Homens heterossexuais em relações abusivas podem estar em situação de vulnerabilidade, sofrendo violência psicológica, emocional e física, mas não usufruem de uma legislação específica que os proteja da mesma forma que a Lei Maria da Penha protege as mulheres e agora também certos grupos masculinos.
Em resumo: um homem bissexual ao se relacionar com uma mulher nunca estará em contexto de subordinação ou vulnerabilidade, mas se estiver com outro homem, a situação de desigualdade lhe beneficiará.
Já um homem heterossexual pode se encontrar vulnerável em uma relação abusiva com uma mulher, mas como a violência feminina contra o homem não reflete um contexto histórico e estrutural de opressão, logo não será possível a ele beneficiar-se do julgamento do STF em questão, sob nenhuma hipótese.
Percebem que o debate sobre esse tema há muito deixou de ser jurídico para ser político-ideológico, marginalizando o homem (agora somente os homens heterossexuais) em razão de uma eterna e impagável dívida patriarcal?

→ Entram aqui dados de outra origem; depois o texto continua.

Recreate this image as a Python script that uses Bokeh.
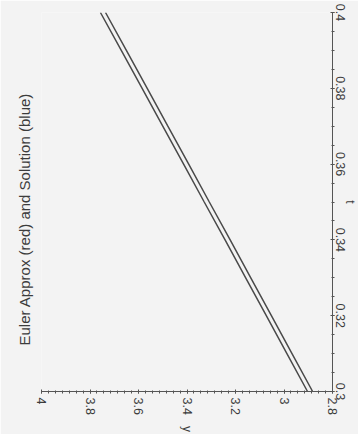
from bokeh.plotting import figure
from bokeh.models import Range1d, FixedTicker
from bokeh.embed import file_html
from bokeh.resources import INLINE

# data
t_vals = [0.30, 0.31, 0.32, 0.33, 0.34, 0.35, 0.36, 0.37, 0.38, 0.39, 0.40]
solution_y = [2.903, 2.988, 3.073, 3.158, 3.243, 3.329, 3.414, 3.500, 3.585, 3.671, 3.757]
euler_y = [2.882, 2.967, 3.052, 3.137, 3.222, 3.308, 3.393, 3.479, 3.564, 3.650, 3.736]

y_ticks = [2.8, 3.0, 3.2, 3.4, 3.6, 3.8, 4.0]
y_tick_labels = ["2.8", "3", "3.2", "3.4", "3.6", "3.8", "4"]
t_ticks = [0.30, 0.32, 0.34, 0.36, 0.38, 0.40]
t_tick_labels = ["0.3", "0.32", "0.34", "0.36", "0.38", "0.4"]
title_text = "Euler Approx (red) and Solution (blue)"

BG = "#f3f3f3"
INK = "#3c3c3c"
FONT = "Liberation Sans"

p = figure(frame_width=291, frame_height=379,
           x_range=Range1d(4.0, 2.8), y_range=Range1d(0.3, 0.4),
           output_backend="svg", toolbar_location=None,
           x_axis_location="below", y_axis_location="right",
           min_border_left=41, min_border_top=12, min_border_right=2, min_border_bottom=2,
           title=title_text, title_location="left")
p.background_fill_color = BG
p.border_fill_color = BG
p.outline_line_color = None
p.grid.visible = False

p.title.align = "left"
p.title.offset = 46
p.title.standoff = 18
p.title.text_font = FONT
p.title.text_font_size = "15px"
p.title.text_font_style = "normal"
p.title.text_color = INK

# horizontal axis shows y values (rotated chart)
xa = p.xaxis[0]
x_minor = [2.8 + i * 0.2 / 7 for i in range(43)]
xa.ticker = FixedTicker(ticks=y_ticks, minor_ticks=x_minor)
xa.major_label_overrides = {v: s for v, s in zip(y_ticks, y_tick_labels)}
xa.axis_label = "y"
xa.major_label_standoff = 4
xa.axis_label_standoff = 8

ya = p.yaxis[0]
t_minor = [0.3 + i * 0.005 for i in range(21)]
ya.ticker = FixedTicker(ticks=t_ticks, minor_ticks=t_minor)
ya.major_label_overrides = {v: s for v, s in zip(t_ticks, t_tick_labels)}
ya.axis_label = "t"
ya.major_label_standoff = 1
ya.axis_label_standoff = -5

for ax in (xa, ya):
    ax.major_label_orientation = "vertical"
    try:
        ax.axis_label_orientation = "vertical"
    except Exception:
        pass
    ax.axis_line_color = "#555555"
    ax.major_tick_line_color = "#555555"
    ax.minor_tick_line_color = "#555555"
    ax.major_tick_in = 2
    ax.major_tick_out = 2
    ax.minor_tick_in = 1
    ax.minor_tick_out = 2
    ax.major_label_text_font = FONT
    ax.major_label_text_font_size = "12.5px"
    ax.major_label_text_color = INK
    ax.axis_label_text_font = FONT
    ax.axis_label_text_font_size = "12px"
    ax.axis_label_text_font_style = "normal"
    ax.axis_label_text_color = INK

p.line(solution_y, t_vals, line_color="#4a4a4a", line_width=1.5)
p.line(euler_y, t_vals, line_color="#4a4a4a", line_width=1.5)

open("out.html", "w").write(file_html(p, INLINE))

Estamos no século XXI e precisamos entender que esse resquício do patriarcado precisa ficar cada vez mais no passado para deixar de ser algo tão estruturante dentro da justiça brasileira.
Rogério Sanches[1] leciona que o STF decidiu apenas a aplicabilidade de Medidas Protetivas de Urgência para os homossexuais masculinos até que sobrevenha legislação específica, o que torna ainda mais desnecessária a decisão já que homens (homossexuais ou não) podem se valer do art. 319 do Código de Processo Penal.
Se para cada grupo de pessoas surgir lei específica de proteção, estaremos fadados a reconhecer a falência do sistema de combate de violência contra a mulher para entender como “sistema de combate aos homens heterossexuais”.
Apenas a título de informação, agravando este quadro, sabiam que atualmente a legislação brasileira dá mais proteção a animais domésticos do que aos homens (héteros)?
O conceito de violência contra animais será definido pela primeira vez pelo Conselho Federal de Medicina Veterinária e há previsão de que animais podem ser vítimas de violência psicológica, mas, homens não!
Ora, se a decisão do Supremo, casuística, veio para reforçar o princípio da igualdade, assegurando que a proteção legal contra a violência doméstica seja acessível a todos, independentemente de identidade de gênero ou de orientação sexual, que se amplie a proteção contra a violência doméstica para qualquer vítima vulnerável, independentemente de gênero ou de orientação sexual, adotando medidas eficazes de proteção a todos os cidadãos, avaliando a situação de opressão, porventura existente, caso a caso.